My comment
"I once taught applied rhetoric to freshmen following a method developed by Dr. George Trail, who gave the lectures. Irony is written and sarcasm is spoken. It gave me trouble then and now to view irony as "the opposite of what is meant." It seems there are multiple possibilities rather than one of two or two of two. I visited the Wikipedia entry for Irony, and it is useful to read. There are many devices in applied rhetoric, and irony is but one of those. Sincerity seems to be "the opposite" of irony. Is that ironic? I checked a few sources and discovered that David Foster Wallace's "I Unibus Pluram" first appeared in Review of Contemporary Fiction B(2) before Little, Brown and Co. published it as part of his first essay collection, A Supposedly Fun Thing I'll Never Do Again: Essays and Arguments, four years later.
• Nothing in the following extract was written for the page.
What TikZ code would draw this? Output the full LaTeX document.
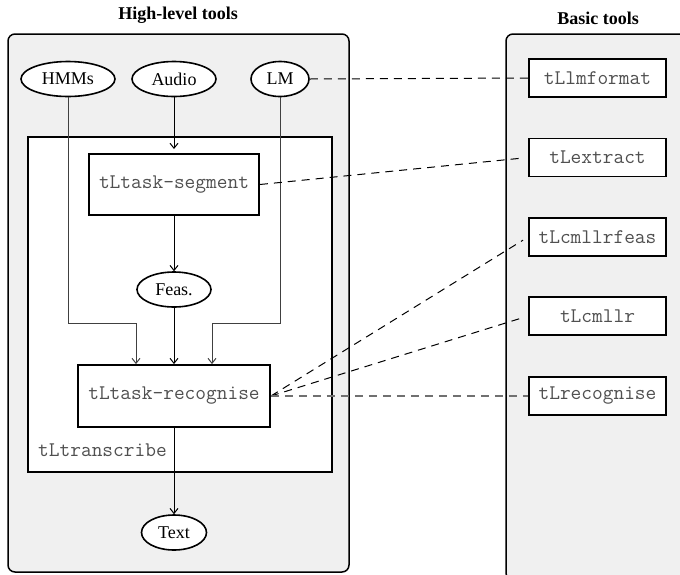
\documentclass[tikz,border=0pt]{standalone}
\usepackage{fontspec}
\setmainfont{Liberation Serif}
\usetikzlibrary{shapes.geometric,arrows.meta}
\definecolor{panelgray}{HTML}{F0F0F0}
\definecolor{monogray}{HTML}{505050}
\definecolor{linkgray}{HTML}{707070}
\begin{document}
\begin{tikzpicture}[x=1pt,y=-1pt,
  panel/.style={draw, line width=1.5pt, rounded corners=7pt, fill=panelgray},
  paneltitle/.style={font=\fontsize{18}{21}\selectfont\bfseries},
  src/.style={ellipse, draw, line width=1.6pt, fill=white, inner sep=0pt,
    minimum height=35pt, font=\fontsize{18}{21}\selectfont},
  mono/.style={font=\fontsize{20.8}{24}\selectfont\ttfamily, text=monogray},
  tool/.style={rectangle, draw, line width=1.8pt, fill=white, inner sep=0pt, mono},
  basic/.style={tool, minimum width=137pt, minimum height=38pt},
  flow/.style={-{Straight Barb[length=5pt,width=8pt]}, line width=1pt},
  feed/.style={flow, draw=black!75},
  link/.style={dash pattern=on 8pt off 6pt, line width=1pt},
]
\useasboundingbox (0,0) rectangle (680,574);

% the two tool panels
\draw[panel] (8,34) rectangle (349,572);
\draw[panel] (506,34) rectangle (700,580);
\node[paneltitle] (hltitle) at (178,15) {High-level tools};
\node[paneltitle] (bttitle) at (598,18) {Basic tools};

% inputs
\node[src, minimum width=94pt] (hmm) at (68,79) {HMMs};
\node[src, minimum width=84pt] (audio) at (174,79) {Audio};
\node[src, minimum width=58pt] (lm) at (280,79) {LM};

% tLtranscribe wrapper
\node[draw, line width=2pt, fill=white, minimum width=304pt, minimum height=335pt,
  inner sep=0pt] (trans) at (180,304.5) {};
\node[anchor=west, mono, inner sep=0pt] (translabel) at (38,450) {tLtranscribe};

\node[tool, minimum width=170pt, minimum height=61pt] (seg) at (174,184.5) {tLtask-segment};
\node[src, minimum width=74pt] (feas) at (174,289.5) {Feas.};
\node[tool, minimum width=192pt, minimum height=62pt] (rec) at (174,396) {tLtask-recognise};
\node[src, minimum width=65pt] (text) at (174,532.5) {Text};

% basic tools
\node[basic] (lmf) at (597.5,78) {tLlmformat};
\node[basic] (ext) at (597.5,157.5) {tLextract};
\node[basic] (cfeas) at (597.5,237) {tLcmllrfeas};
\node[basic] (cml) at (597.5,316) {tLcmllr};
\node[basic] (trec) at (597.5,396) {tLrecognise};

% data flow
\coordinate (segin) at (174,149);
\draw[flow] (audio.south) -- (segin);
\draw[flow] (seg.south) -- (feas.north);
\draw[flow] (feas.south) -- (rec.north);
\draw[feed] (hmm.south) |- (136,323) -- ([xshift=-38pt]rec.north);
\draw[feed] (lm.south) |- (212,323) -- ([xshift=38pt]rec.north);
\draw[flow] (rec.south) -- (text.north);

% links to the basic tools
\draw[link] (lm.east) -- (lmf.west);
\draw[link, shorten >=4pt] (seg.east) -- (ext.west);
\draw[link, shorten >=6pt] (rec.east) -- (cfeas.west);
\draw[link, shorten >=6pt] (rec.east) -- (cml.west);
\draw[link, draw=linkgray, line width=1.3pt] (rec.east) -- (trec.west);
\end{tikzpicture}
\end{document}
I downloaded the essay using the link given above. I am temporarily relying on dial-up access, which may account for why I see only the first three of 44 pages of the essay whose subject is not only TV but fiction. It seems very important to emphasize that fiction is Wallace's context in exploring irony. I hope to be able to read the rest of the essay when possible. Wallace refers to American fiction writers he knows generally and not otherwise by name; only Louise Erdrich's household, he imagines, might be described as normal. The essay was published some years before the suicide of Louise Erdrich's writer husband and father of their children, Michael Dorris in 1997; of course, David Foster Wallace himself committed suicide in 2008. I imagine there are 30 reasons (not an exact number but an indication of the complexity of a writer's decision to end his or her life) rather than one of two or two of two reasons. I noted that the essay linked above carries two copyrights, one by ProQuest Information and Learning Company in 2006 and another without date by Center for Book Culture, Inc. Incidentally, on Easter the L.A. Times carried a story about the Estate of David Foster Wallace's attempt to stop production of a film about the author and the low impact of their request. The L.A. Times story on Easter (a week ago) notes this Salon interview/article titled against David Foster Wallace's essay published just yesterday." ~Ann Bogle
The classic defining circumstance of irony--at least tragic irony--occurs in Sophocles' "Oedipus Rex," when Oedipus takes it upon himself to discover the culprit behind the curse that the gods have placed on the city he rules,only to find in the end( spoiler alert) that he himself is responsible.